We conclude that the very deprivation of an opportunity to play a meaningful role in the studies and negotiations that determine the amount for which indemnification is sought is substantial prejudice to an insurer. Cf. Blank, 27 F.3d at 796 (“The opportunity to conduct ... investigation and research is the very reason for the notification requirement.”). An insurer cannot be expected to show precisely what the outcome would have been had timely notice been given. This uncertainty, however, is the result of the failure of the insured to comply with the *441policy, and it should not be permitted to use that uncertainty as a weapon against the insurer.
B. Notice with Respect to the PCE Plume
We also hold that the notice of claim was untimely with respect to the PCE plume discovered in 1988. Fairchild points out that, prior to 1988, traces of PCE had been discovered at a different location on the Farming-dale site and that this earlier discovery had not led to costly remediation efforts. Fair-child reasons from this that the mere discovery of trace amounts of a “hazardous substance” cannot implicate notice of claim provisions.
Fairchild’s position may (or may well not) have merit regarding a notice of occurrence, but it has no application in the instant matter. Fairchild and the NYSDEC were negotiating over remediation of the PCE plume long before Fairchild gave notice in late 1989. The internal Fairchild memorandum of June 15,1988 indicated that Fairchild knew at that time that a relatively significant amount of PCE had leaked.

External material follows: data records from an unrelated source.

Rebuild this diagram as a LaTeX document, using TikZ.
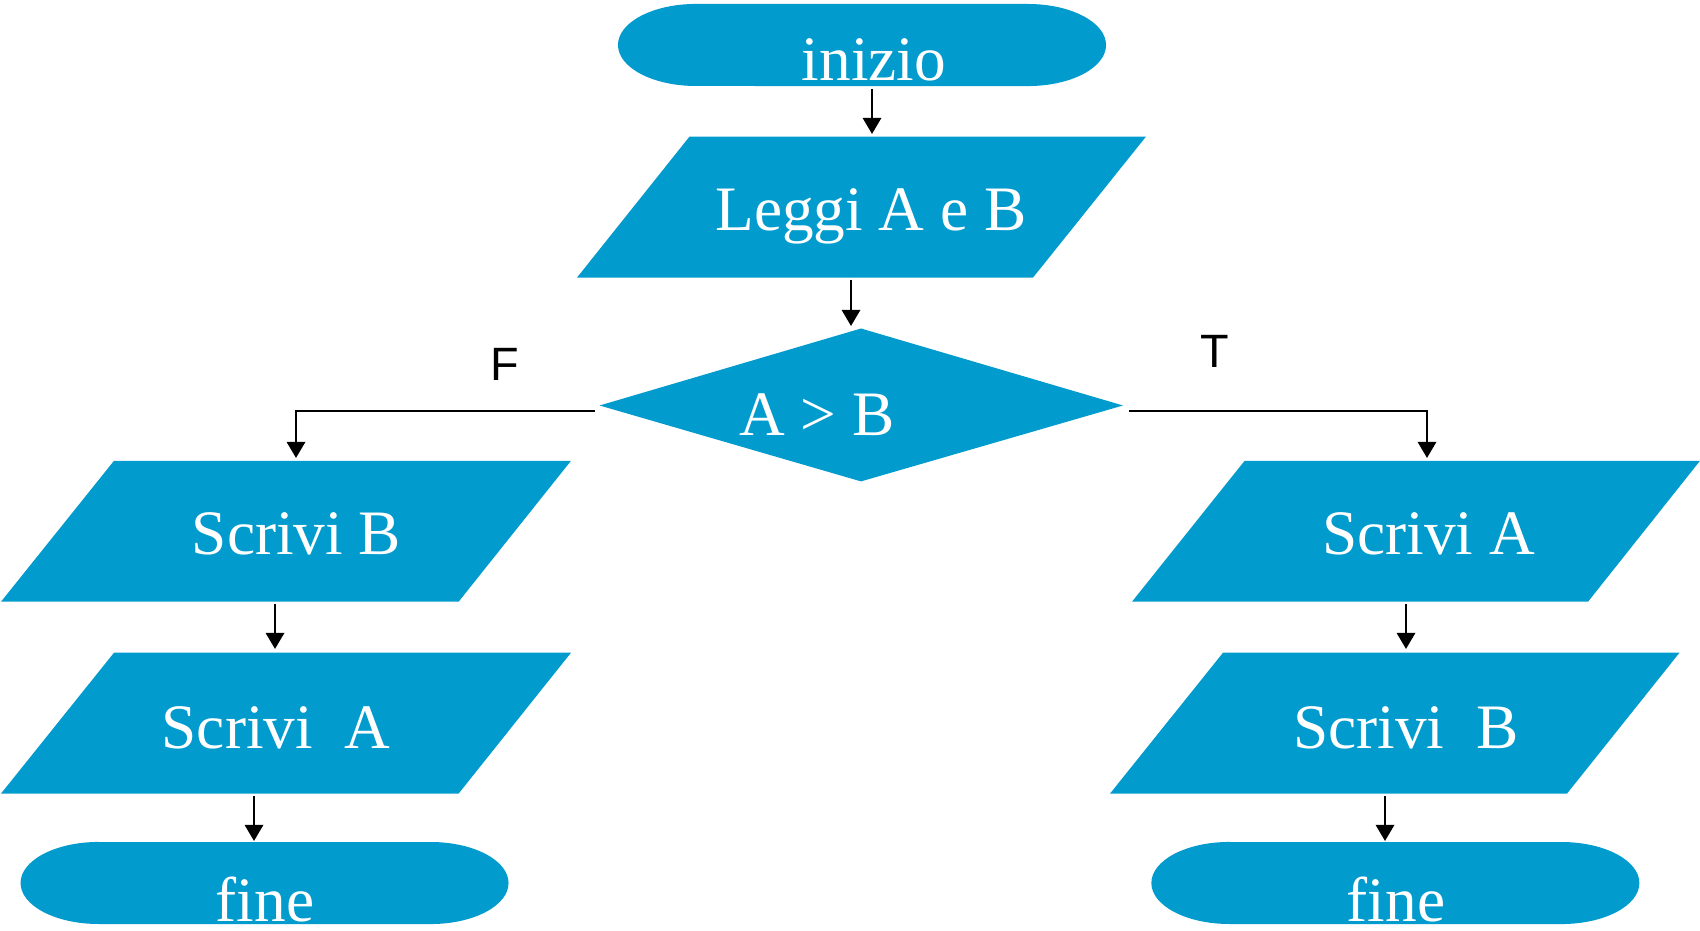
\documentclass[tikz,border=0pt]{standalone}
\usepackage{fontspec}
\setmainfont{Liberation Serif}
\newfontfamily\branchfont{Liberation Sans}
\usetikzlibrary{arrows.meta}
\definecolor{flowblue}{RGB}{2,155,205}

\begin{document}
\begin{tikzpicture}[x=0.01cm,y=0.01cm,
  block/.style={fill=flowblue},
  caption/.style={text=white,font=\fontsize{18}{20}\selectfont,anchor=base,inner sep=0pt},
  branch/.style={font=\branchfont\fontsize{13.3}{15}\selectfont,inner sep=0pt},
  flow/.style={draw=black,line width=0.75pt,-{Triangle[width=5.2pt,length=4.6pt]}},
]
\useasboundingbox (0,0) rectangle (1700,930);

% start / end terminals
\path[block] (696,926) -- (1028,926)
  arc[start angle=90,end angle=-90,x radius=0.78cm,y radius=0.41cm]
  -- (696,844) arc[start angle=270,end angle=90,x radius=0.78cm,y radius=0.41cm] -- cycle;
\path[block] (98.6,88) -- (430.5,88)
  arc[start angle=90,end angle=-90,x radius=0.78cm,y radius=0.41cm]
  -- (98.6,6) arc[start angle=270,end angle=90,x radius=0.78cm,y radius=0.41cm] -- cycle;
\path[block] (1229.4,88) -- (1561.3,88)
  arc[start angle=90,end angle=-90,x radius=0.78cm,y radius=0.41cm]
  -- (1229.4,6) arc[start angle=270,end angle=90,x radius=0.78cm,y radius=0.41cm] -- cycle;

% input / output blocks
\path[block] (689.5,793.4) -- (1146,793.4) -- (1033,652.4) -- (577,652.4) -- cycle;
\path[block] (114,469.2) -- (571,469.2) -- (458.6,328.3) -- (1,328.3) -- cycle;
\path[block] (114,277.3) -- (571,277.3) -- (458.6,136.4) -- (1,136.4) -- cycle;
\path[block] (1244.6,469.2) -- (1700,469.2) -- (1588,328.3) -- (1132,328.3) -- cycle;
\path[block] (1223,277.3) -- (1679.5,277.3) -- (1567,136.4) -- (1110,136.4) -- cycle;

% decision
\path[block] (861,601.5) -- (1123,524.5) -- (861,448.6) -- (599.6,524.5) -- cycle;

% texts
\node[caption] (inizio) at (874,849) {inizio};
\node[caption] (leggi) at (871,699) {Leggi A e B};
\node[caption] (cond) at (817,494) {A > B};
\node[caption] (outBl) at (296.5,375) {Scrivi B};
\node[caption] (outAl) at (276,182) {Scrivi\ \ A};
\node[caption] (fineL) at (265,9) {fine};
\node[caption] (outAr) at (1428.5,375) {Scrivi A};
\node[caption] (outBr) at (1405.7,182) {Scrivi\ \ B};
\node[caption] (fineR) at (1396,9) {fine};

\node[branch] (lblF) at (505,566) {F};
\node[branch] (lblT) at (1215,579) {T};

% connector ends
\coordinate (inizio-out) at (872,841);
\coordinate (leggi-in) at (872,796);
\coordinate (leggi-out) at (851,650);
\coordinate (cond-in) at (851,604);
\coordinate (cond-left) at (595,519);
\coordinate (cond-right) at (1129,519);
\coordinate (outBl-in) at (296,472);
\coordinate (outBl-out) at (275,326);
\coordinate (outAl-in) at (275,281);
\coordinate (outAl-out) at (254,134);
\coordinate (fineL-in) at (254,89);
\coordinate (outAr-in) at (1427,472);
\coordinate (outAr-out) at (1406,326);
\coordinate (outBr-in) at (1406,281);
\coordinate (outBr-out) at (1385,134);
\coordinate (fineR-in) at (1385,89);

% connectors
\draw[flow] (inizio-out) -- (leggi-in);
\draw[flow] (leggi-out) -- (cond-in);
\draw[flow] (cond-left) -| (outBl-in);
\draw[flow] (cond-right) -| (outAr-in);
\draw[flow] (outBl-out) -- (outAl-in);
\draw[flow] (outAl-out) -- (fineL-in);
\draw[flow] (outAr-out) -- (outBr-in);
\draw[flow] (outBr-out) -- (fineR-in);
\end{tikzpicture}
\end{document}
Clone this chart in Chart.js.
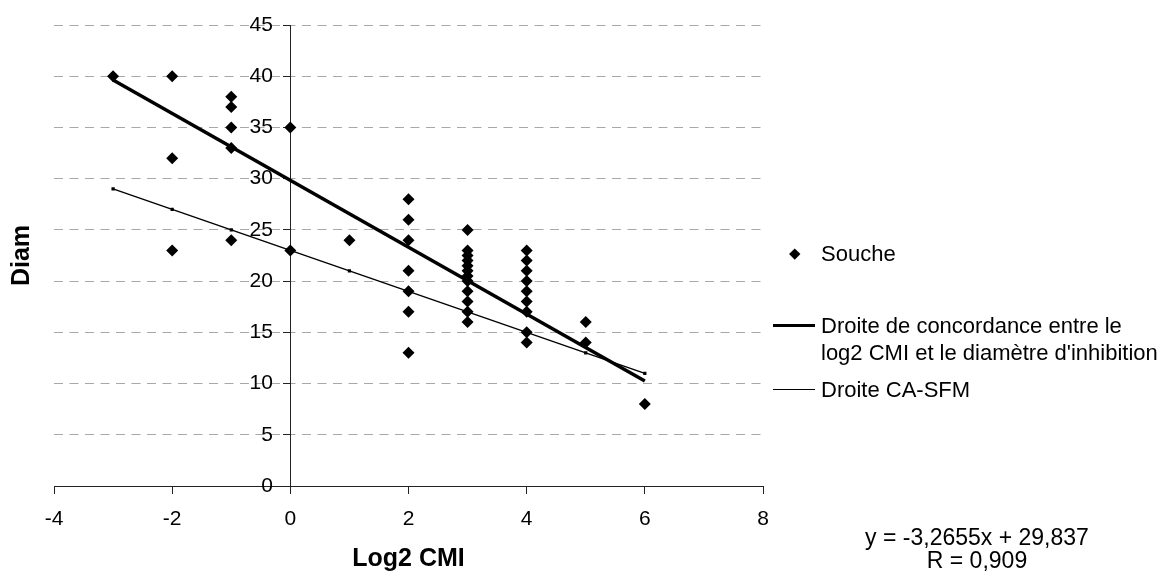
<!DOCTYPE html>
<html>
<head>
<meta charset="utf-8">
<title>Log2 CMI / Diam</title>
<script src="https://cdn.jsdelivr.net/npm/chart.js@4.4.0/dist/chart.umd.min.js"></script>
<style>
  html, body { margin: 0; padding: 0; background: #fff; }
  #wrap { position: relative; width: 1165px; height: 572px; font-family: 'Liberation Sans', Arial, sans-serif; color: #000; }
  #chart { position: absolute; left: 0; top: 0; }
  .lg { position: absolute; left: 773px; height: 27px; font-size: 22px; line-height: 27px; white-space: nowrap; }
  .lg .sym { position: absolute; background: #000; }
  .lg .txt { position: absolute; left: 48px; top: 0; }
  #eq { position: absolute; left: 857px; width: 240px; top: 526px; text-align: center; font-size: 23px; line-height: 23px; }
</style>
</head>
<body>
<div id="wrap">
  <canvas id="chart" width="1165" height="572"></canvas>
  <div id="legend"></div>
  <div id="eq"></div>
</div>
<script>
// ---- Data ----
const X_TICKS = [-4, -2, 0, 2, 4, 6, 8];
const Y_TICKS = [0, 5, 10, 15, 20, 25, 30, 35, 40, 45];

// strains: log2 of the MIC vs inhibition diameter
const soucheX = [-3, -2, -2, -2, -1, -1, -1, -1, -1, 0, 0, 1,
  2, 2, 2, 2, 2, 2, 2,
  3, 3, 3, 3, 3, 3, 3, 3, 3, 3, 3, 3,
  4, 4, 4, 4, 4, 4, 4, 4, 4,
  5, 5, 6];
const soucheY = [40, 40, 32, 23, 38, 37, 35, 33, 24, 35, 23, 24,
  28, 26, 24, 21, 19, 17, 13,
  25, 23, 22.5, 22, 21.5, 21, 20.5, 20, 19, 18, 17, 16,
  23, 22, 21, 20, 19, 18, 17, 15, 14,
  16, 14, 8];

// CA-SFM reference line
const caX = [-3, -2, -1, 0, 1, 2, 3, 4, 5, 6];
const caY = [29, 27, 25, 23, 21, 19, 17, 15, 13, 11];

// fitted line (as printed under the legend)
const REG_SLOPE = -3.2655;
const REG_INTERCEPT = 29.837;
const REG_R = 0.909;
const regX = [-3, 6];

const LABELS = ['Souche', ['Droite de concordance entre le', "log2 CMI et le diamètre d'inhibition"], 'Droite CA-SFM'];

// ---- Chart ----
const FONT = "'Liberation Sans', Arial, sans-serif";
const pts = (xs, ys) => xs.map((x, i) => ({ x, y: ys[i] }));

const chart = new Chart(document.getElementById('chart'), {
  type: 'scatter',
  data: {
    datasets: [
      {
        label: LABELS[0],
        data: pts(soucheX, soucheY),
        pointStyle: 'rectRot',
        pointRadius: 6,
        backgroundColor: '#000',
        borderColor: '#000',
        borderWidth: 0
      },
      {
        label: LABELS[1],
        data: regX.map(x => ({ x, y: REG_SLOPE * x + REG_INTERCEPT })),
        showLine: true,
        borderColor: '#000',
        borderWidth: 3.5,
        pointRadius: 0
      },
      {
        label: LABELS[2],
        data: pts(caX, caY),
        showLine: true,
        borderColor: '#000',
        backgroundColor: '#000',
        borderWidth: 1.4,
        pointStyle: 'rect',
        pointRadius: 1.3
      }
    ]
  },
  options: {
    responsive: false,
    animation: false,
    devicePixelRatio: 1,
    layout: { padding: { left: 0, right: 402, top: 25, bottom: 0 } },
    plugins: { legend: { display: false }, tooltip: { enabled: false } },
    scales: {
      x: {
        type: 'linear',
        position: 'bottom',
        min: X_TICKS[0],
        max: X_TICKS[X_TICKS.length - 1],
        afterBuildTicks: s => { s.ticks = X_TICKS.map(v => ({ value: v })); },
        afterFit: s => { s.height = 86; },
        ticks: { color: '#000', font: { family: FONT, size: 21 }, padding: 13 },
        grid: { drawOnChartArea: false, drawTicks: true, tickLength: 8, tickColor: '#222' },
        border: { color: '#222', width: 1 },
        title: {
          display: true, text: 'Log2 CMI', color: '#000',
          font: { family: FONT, size: 25, weight: 'bold', lineHeight: 1 },
          padding: { top: 0, bottom: 0 }
        }
      },
      y: {
        type: 'linear',
        position: { x: 0 },
        min: Y_TICKS[0],
        max: Y_TICKS[Y_TICKS.length - 1],
        afterBuildTicks: s => { s.ticks = Y_TICKS.map(v => ({ value: v })); },
        // an axis pinned at x = 0 puts its labels flush on the line,
        // trailing spaces push them clear of the tick marks
        ticks: { color: '#000', font: { family: FONT, size: 21 }, callback: v => v + '   ' },
        grid: { color: '#a8a8a8', lineWidth: 1, drawTicks: true, tickLength: 7, tickColor: '#222' },
        border: { color: '#222', width: 1, dash: [9, 6.5] }
      },
      // holds only the vertical axis title at the left edge
      yTitle: {
        type: 'linear',
        position: 'left',
        afterFit: s => { s.width = 54; },
        ticks: { display: false },
        grid: { display: false },
        border: { display: false },
        title: {
          display: true, text: 'Diam', color: '#000',
          font: { family: FONT, size: 25, weight: 'bold', lineHeight: 1 },
          padding: { top: 10, bottom: 0 }
        }
      }
    }
  }
});

// ---- Legend (built from the datasets) ----
const legendRows = [240, 312, 376];
const legend = document.getElementById('legend');
chart.data.datasets.forEach((ds, i) => {
  const row = document.createElement('div');
  row.className = 'lg';
  row.style.top = legendRows[i] + 'px';
  const sym = document.createElement('div');
  sym.className = 'sym';
  if (ds.showLine) {
    sym.style.left = '0px';
    sym.style.width = '42px';
    sym.style.height = ds.borderWidth + 'px';
    sym.style.top = (13.5 - ds.borderWidth / 2) + 'px';
  } else {
    sym.style.left = '18px';
    sym.style.top = '10px';
    sym.style.width = '7.5px';
    sym.style.height = '7.5px';
    sym.style.transform = 'rotate(45deg)';
  }
  const txt = document.createElement('div');
  txt.className = 'txt';
  txt.innerHTML = [].concat(ds.label).join('<br>');
  row.appendChild(sym);
  row.appendChild(txt);
  legend.appendChild(row);
});

const fr = v => String(v).replace('.', ',');
document.getElementById('eq').innerHTML =
  'y = ' + fr(REG_SLOPE) + 'x + ' + fr(REG_INTERCEPT) + '<br>R = ' + fr(REG_R);
</script>
</body>
</html>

The memorandum suggested an investigation to “provide a complete or nearly complete definition of the [PCE] plume” and also referred to the importance of obtaining a delisting of the plant areas “outside the problem area (plume)” so that the delisted areas could be “regarded as ordinary real estate.” Clearly, Fairchild had at this time no expectation that the plume area could be delisted. Even more tellingly, the June 7, 1988 internal memorandum indicates that the NYSDEC told Fairchild on June 2, 1988, that the plume area — along with the discharge basin — would “most likely” be reclassified as Class 2 from Class 2A and thus “that remedial action will be required at both sites.” Fairchild thus knew at this time that NYSDEC was asserting its liability for remediation of the plume area. That assertion was a claim requiring notice to Fireman’s Fund.
Although it was clear by June 1988 that the NYSDEC was likely to compel remediation efforts to clean up the PCE plume, notice was not given to Fireman’s Fund until September 1989, when reclassification was finally ordered. This delay of over one year was unreasonable as a matter of law. See, e.g., American Home Assurance, 984 F.2d at 78 (collecting New York cases).
Although the question of whether Fireman’s Fund suffered prejudice (with regard to the 1977 and 1978 policies) is less clear cut with respect to the PCE plume than with respect to the basin, the basic analysis remains the same. By not giving Fireman’s Fund notice before its negotiations with NYSDEC, Fairchild ensured that Fireman’s Fund did not participate in either the investigation of the plume or negotiations over a remedy. Given that: (i) the investigation was relevant to Fairchild’s claim that the plume fell within the “sudden and accidental” exception to the policy exclusion for environmental liability and (ii) the negotiations with NYSDEC determined the ultimate cost of remediation, Fireman’s Fund was, for reasons stated above with regard to the basin, prejudiced by the late notice of claim.
CONCLUSION
We therefore affirm the district court’s directed verdict for plaintiffs on all claims.
. Insured's Duties in the Event of Occurrence, Claim or Suit:
(a) In the event of an occurrence, written notice containing particulars sufficient to identify *438the insured and also reasonably obtainable information with respect to the time, place and circumstances thereof, and the names and addresses of the injured and of available witnesses, shall be given by or for the insured to the Company or any of its authorized agents as soon as practicable.
(b) If claim is made or suit is brought against the insured, the insured shall immediately forward to the Company every demand, notice, summons or other process received by him or his representative.
(c) The insured shall cooperate with the Company and, upon the Company's request, assist in making settlements, in the conduct of suits and in enforcing any right of contribution or indemnity against any person or organization who may be liable to the insured because of injury or damage with respect to which insurance is afforded under this policy; and the insured shall attend hearings and trials and assist in securing and giving evidence and obtaining the attendance of witnesses. The insured shall not, except at his own cost, voluntarily make any payment, assume any obligation or incur any expense other than for first aid to others at the time of accident. Definition of "occurrence”:
"[Ojccurrence” means an accident, including continuous or repeated exposure to conditions, which results in bodily injury or property damage neither expected nor intended from the standpoint of the insured.
. Town of Smithtown v. National Union Fire Insurance Co., 191 A.D.2d 426, 594 N.Y.S.2d 318 (2d Dep't 1993), has language to the effect that a good faith belief of nonliability may excuse an untimely notice of claim. However, the cases it cites are notice of occurrence cases. Moreover, the pertinent provision of the policy quoted in Smithtown uses the language “as soon as practicable,” which is part of the standard notice of occurrence clause. See Note 1, supra. Finally, the decision holds only that a failure to give notice that the Town had violated a tax statute was excused because of a good faith belief in nonliability. The statutory violation was of course an occurrence, not a claim.